The proper solution here would be to make @doc and friends an accumulated attribute, so accessing @doc would return all previously set values:

@doc "foo"
@doc bar: 1
@doc #=> [{2, bar: 1}, {1, "foo"}]

This would also allow us to get rid of special cases in both Module and Kernel. The trouble with doing this now is that it will break code that expects @doc to always be a binary (or similar).
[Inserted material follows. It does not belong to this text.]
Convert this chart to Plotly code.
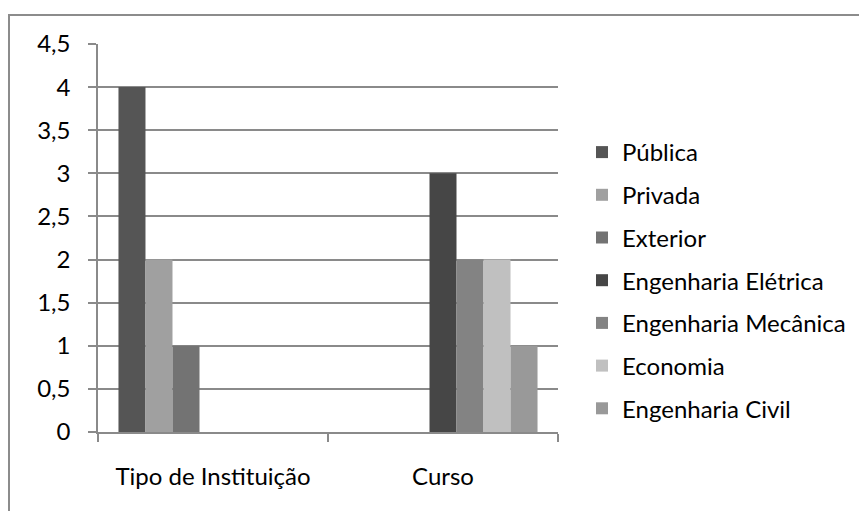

So we can only do it on Elixir 2.0.

@josevalim I agree that in this particular situation it makes sense to use custom attribute instead, but imagine something like that:

defmacro defrecord(name, tag \\ nil, kv) do
  quote do
    def unquote(name)(), do: …
    def unquote(name)(values), do: …
    def unquote(name)(record, values), do: …
  end
end

And while you maybe do not want to share most docs between them then currently supported tags makes sense for them (like :since or :deprecated).

@josevalim Instead of this

@doc "foo"
@doc bar: 1
@doc #=> [{2, bar: 1}, {1, "foo"}]

could you consider this

@doc "foo"
@doc bar: 1
@doc #=> [doc: "foo", bar: 1]

?

@mguimas unfortunately a metadata can be named :doc, so that would be ambiguous, we will probably use a tuple-based format, such as {"doc", meta: "data"}, or a map: %{doc: "...", metadata: [...]}.

@josevalim I would vote for the tuple + keyword list so:

@doc "foo:
@doc bar: 1
@doc bar: 2

Would result with:

{"foo", [bar: 1, bar: 2]}

@josevalim I believe that a good data structure is one that makes it is easy to use Enum to traverse the information associated with the @doc entries.

So in the example

@doc :foo
@doc bar: 1
@doc bar: 2
@doc :bar

perhaps a good solution is

[:foo, {:bar, 1}, {:bar, 2}, :bar]

which respects not only the contents, but also the order of the doc entries.